We define three data set sizes, based on how much of the directory data set fits into available physical memory:

Small: The data set fits entirely into physical memory with fully-loaded database and entry caches.
Medium: The data set fits in physical memory, and extra physical memory can be dedicated to entry cache.
Large: The data set is too small to fit completely in available physical memory.

The ideal case is of course the small data set. If your data set is small, set database cache size and entry cache size such that all entries fit in both the database cache and the entry cache.

The following sections provide recommendations for medium and large data sets where the server performs either all searches or all modify operations.

Optimum Search Performance (Searches Only)

Figure 5–5 shows search performance on a hypothetical system. As expected, Directory Server offers top search performance for a given system configuration when the whole data set fits into memory.

Figure 5–5 Search Performance

Performance improves as more of the data set fits into
memory.

For large data sets better performance has been observed when database cache and entry cache are set to their minimum sizes and available memory is left to the operating system for use in allocating file system cache. As shown, performance improves when more of the data set fits into the file system cache.

For medium data sets better performance has been observed when the file system cache holds the whole data set, and extra physical memory available is devoted to entry cache. As shown, performance improves when more of the medium data set fits in entry cache.

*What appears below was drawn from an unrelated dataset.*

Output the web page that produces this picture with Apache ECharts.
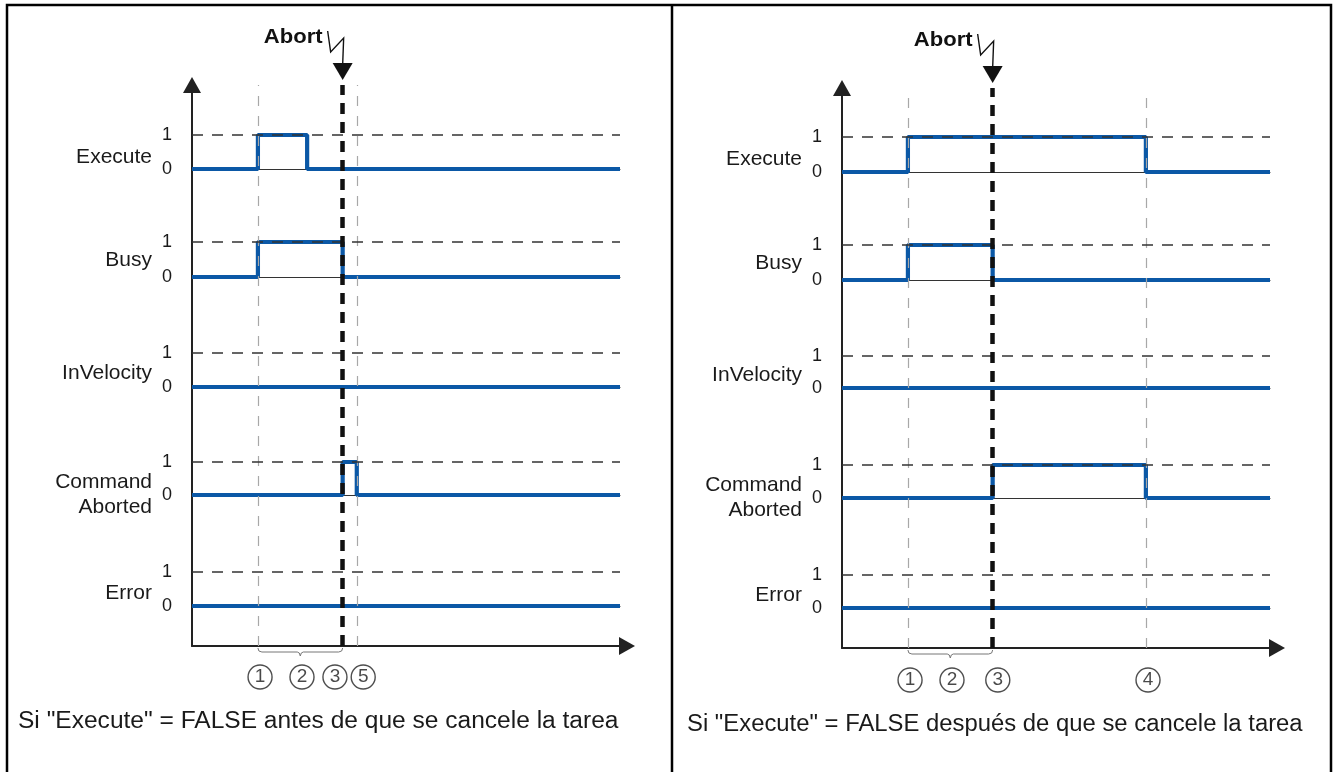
<!DOCTYPE html>
<html><head><meta charset="utf-8">
<script src="https://cdn.jsdelivr.net/npm/echarts@6/dist/echarts.min.js"></script>
<style>html,body{margin:0;padding:0;background:#fff}#c{width:1333px;height:772px}</style>
</head><body><div id="c"></div>
<script>
// ---------- data ----------
const signalNames = ['Execute', 'Busy', 'InVelocity', 'Command\nAborted', 'Error'];
const levelTicks = ['0', '1'];
const abortLabel = 'Abort';

// left panel: Execute = FALSE before abort
const leftExecute = [[0, 0], [15.4, 1], [26.9, 0], [100, 0]];
const leftBusy = [[0, 0], [15.4, 1], [35.2, 0], [100, 0]];
const leftInVelocity = [[0, 0], [100, 0]];
const leftCommandAborted = [[0, 0], [35.2, 1], [38.5, 0], [100, 0]];
const leftError = [[0, 0], [100, 0]];
const leftEventTimes = [15.4, 38.5];
const leftAbortTime = 35.2;
const leftBrace = [15.4, 35.2];
const leftMarkers = [[15.9, '1'], [25.7, '2'], [33.4, '3'], [40.0, '5']];
const leftCaption = 'Si "Execute" = FALSE antes de que se cancele la tarea';

// right panel: Execute = FALSE after abort
const rightExecute = [[0, 0], [15.4, 1], [71.0, 0], [100, 0]];
const rightBusy = [[0, 0], [15.4, 1], [35.2, 0], [100, 0]];
const rightInVelocity = [[0, 0], [100, 0]];
const rightCommandAborted = [[0, 0], [35.2, 1], [71.0, 0], [100, 0]];
const rightError = [[0, 0], [100, 0]];
const rightEventTimes = [15.4, 71.0];
const rightAbortTime = 35.2;
const rightBrace = [15.4, 35.2];
const rightMarkers = [[15.9, '1'], [25.7, '2'], [36.4, '3'], [71.5, '4']];
const rightCaption = 'Si "Execute" = FALSE después de que se cancele la tarea';

// ---------- layout / style ----------
const FONT = '"Liberation Sans", Arial, sans-serif';
const BLUE = '#0b58a6';
const TXT = '#1a1a1a';
const PX_PER_UNIT = 4.28;
const SIG_WIDTH = 428;
const AXIS_WIDTH = 435;
const nameOffsetY = [5, 1, 3, 16, 4];

const panels = [
  { x0: 192, tops: [135, 242, 353, 462, 572], bottoms: [169, 277, 387, 495, 606],
    axisTop: 85, axisBottom: 646, markerTop: 666, captionX: 18, captionY: 722, captionScale: 1.044,
    signals: [leftExecute, leftBusy, leftInVelocity, leftCommandAborted, leftError],
    events: leftEventTimes, abort: leftAbortTime, brace: leftBrace, markers: leftMarkers, caption: leftCaption },
  { x0: 842, tops: [137, 245, 356, 465, 575], bottoms: [172, 280, 388, 498, 608],
    axisTop: 88, axisBottom: 648, markerTop: 669, captionX: 687, captionY: 725, captionScale: 1.015,
    signals: [rightExecute, rightBusy, rightInVelocity, rightCommandAborted, rightError],
    events: rightEventTimes, abort: rightAbortTime, brace: rightBrace, markers: rightMarkers, caption: rightCaption }
];

const grid = [], xAxis = [], yAxis = [], series = [];
const hidden = { axisTick: { show: false }, axisLabel: { show: false }, splitLine: { show: false } };

panels.forEach((p, pi) => {
  const base = grid.length;
  p.base = base;
  p.sigGrids = [];
  grid.push({ left: p.x0, top: p.axisTop, width: AXIS_WIDTH, height: p.axisBottom - p.axisTop });
  xAxis.push(Object.assign({ gridIndex: base, type: 'value', min: 0, max: AXIS_WIDTH / PX_PER_UNIT,
    axisLine: { show: true, symbol: ['none', 'triangle'], symbolSize: [18, 16], lineStyle: { color: '#222', width: 2 } } }, hidden));
  yAxis.push(Object.assign({ gridIndex: base, type: 'value', min: 0, max: 1,
    axisLine: { show: true, symbol: ['none', 'triangle'], symbolSize: [18, 16], lineStyle: { color: '#222', width: 2 } } }, hidden));

  series.push({ type: 'line', xAxisIndex: base, yAxisIndex: base, data: [], z: 1, animation: false,
    markLine: { silent: true, symbol: ['none', 'none'], label: { show: false }, animation: false,
      data: p.events.map(t => ({ xAxis: t })),
      lineStyle: { color: '#a8a8a8', width: 1.2, type: [10, 10] } } });

  p.signals.forEach((data, si) => {
    const gi = grid.length;
    p.sigGrids.push(gi);
    grid.push({ left: p.x0, top: p.tops[si], width: SIG_WIDTH, height: p.bottoms[si] - p.tops[si] });
    xAxis.push(Object.assign({ gridIndex: gi, type: 'value', min: 0, max: SIG_WIDTH / PX_PER_UNIT,
      axisLine: { show: true, lineStyle: { color: '#333', width: 1 } } }, hidden));
    yAxis.push({ gridIndex: gi, type: 'value', min: 0, max: 1, interval: 1,
      axisLine: { show: false }, axisTick: { show: false },
      axisLabel: { show: true, margin: 20, fontFamily: FONT, fontSize: 18, color: TXT,
        formatter: v => levelTicks[v] },
      splitLine: { show: false } });
    series.push({ type: 'line', xAxisIndex: gi, yAxisIndex: gi, data: [], z: 2, animation: false,
      markLine: { silent: true, symbol: ['none', 'none'], label: { show: false }, animation: false,
        data: [{ yAxis: 1 }], lineStyle: { color: '#333', width: 1.5, type: [11, 9] } } });
    series.push({ type: 'line', xAxisIndex: gi, yAxisIndex: gi, step: 'end', data: data,
      symbol: 'none', showSymbol: false, z: 3, animation: false, clip: false,
      lineStyle: { color: BLUE, width: 4.2 } });
  });

  const mi = grid.length;
  grid.push({ left: p.x0, top: p.markerTop, width: SIG_WIDTH, height: 22 });
  xAxis.push({ gridIndex: mi, type: 'value', min: 0, max: SIG_WIDTH / PX_PER_UNIT, show: false });
  yAxis.push({ gridIndex: mi, type: 'value', min: 0, max: 1, show: false });
  series.push({ type: 'scatter', xAxisIndex: mi, yAxisIndex: mi, animation: false, z: 4,
    data: p.markers.map(m => [m[0], 0.5, m[1]]),
    symbol: 'circle', symbolSize: 24,
    itemStyle: { color: '#fff', borderColor: '#222', borderWidth: 1.4 },
    label: { show: true, position: 'inside', formatter: d => d.value[2], fontFamily: FONT, fontSize: 19, color: TXT } });

  series.push({ type: 'line', xAxisIndex: base, yAxisIndex: base, data: [], z: 6, animation: false,
    markLine: { silent: true, symbol: ['none', 'none'], label: { show: false }, animation: false,
      data: [{ xAxis: p.abort }], lineStyle: { color: '#111', width: 4.5, type: [11, 8] } } });
});

const chart = echarts.init(document.getElementById('c'), null, { renderer: 'canvas' });
chart.setOption({ animation: false, backgroundColor: '#fff', grid, xAxis, yAxis, series });

const graphic = [];
const frameStyle = { stroke: '#000', lineWidth: 2.5, fill: null };
graphic.push({ type: 'polyline', shape: { points: [[7, 780], [7, 5], [1331, 5], [1331, 780]] }, style: frameStyle, z: 10 });
graphic.push({ type: 'polyline', shape: { points: [[672, 5], [672, 780]] }, style: frameStyle, z: 10 });

panels.forEach(p => {
  // signal names, placed at the middle of each signal's 0..1 band
  p.sigGrids.forEach((gi, si) => {
    const [gx, gy] = chart.convertToPixel({ xAxisIndex: gi, yAxisIndex: gi }, [0, 0.5]);
    graphic.push({ type: 'text', x: gx - 40, y: gy + nameOffsetY[si], z: 10,
      style: { text: signalNames[si], font: '21px ' + FONT, fill: TXT, align: 'right', verticalAlign: 'middle', lineHeight: 25 } });
  });
  const [ax, ay] = chart.convertToPixel({ xAxisIndex: p.base, yAxisIndex: p.base }, [p.abort, 1]);
  const top = ay;
  graphic.push({ type: 'text', x: ax - 20, y: top - 48, z: 10, scaleX: 1.05,
    style: { text: abortLabel, font: 'bold 21px ' + FONT, fill: '#111', align: 'right', verticalAlign: 'middle' } });
  graphic.push({ type: 'polyline', z: 10,
    shape: { points: [[ax - 15, top - 54], [ax - 12, top - 33], [ax + 1, top - 47], [ax, top - 20]] },
    style: { stroke: '#111', lineWidth: 1.4, fill: null } });
  graphic.push({ type: 'polygon', z: 10,
    shape: { points: [[ax - 10, top - 22], [ax + 10, top - 22], [ax, top - 5]] },
    style: { fill: '#111' } });
  const [bx1, by] = chart.convertToPixel({ xAxisIndex: p.base, yAxisIndex: p.base }, [p.brace[0], 0]);
  const [bx2] = chart.convertToPixel({ xAxisIndex: p.base, yAxisIndex: p.base }, [p.brace[1], 0]);
  const mid = (bx1 + bx2) / 2, y0 = by + 2, y1 = by + 6, y2 = by + 10;
  graphic.push({ type: 'polyline', z: 10,
    shape: { points: [[bx1, y0], [bx1 + 1, y1 - 1], [bx1 + 4, y1], [mid - 3, y1], [mid - 1, y1 + 1], [mid, y2],
      [mid + 1, y1 + 1], [mid + 3, y1], [bx2 - 4, y1], [bx2 - 1, y1 - 1], [bx2, y0]] },
    style: { stroke: '#777', lineWidth: 1, fill: null } });
  graphic.push({ type: 'text', x: p.captionX, y: p.captionY, z: 10, scaleX: p.captionScale,
    style: { text: p.caption, font: '23.5px ' + FONT, fill: TXT, align: 'left', verticalAlign: 'middle' } });
});
chart.setOption({ graphic });
</script></body></html>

Optimum Modify Performance (Modifications Only)

Figure 5–6 shows modify performance on a hypothetical system. As expected, Directory Server offers top modify performance for a given system configuration when the whole data set fits into memory.

Figure 5–6 Modify Performance

For medium data sets, modify performance reaches its maximum as all entries fit into file system cache. As suggested in Basic Tuning Recommendations, keeping some database cache available ensures the modifications to remain cached between each database checkpoint.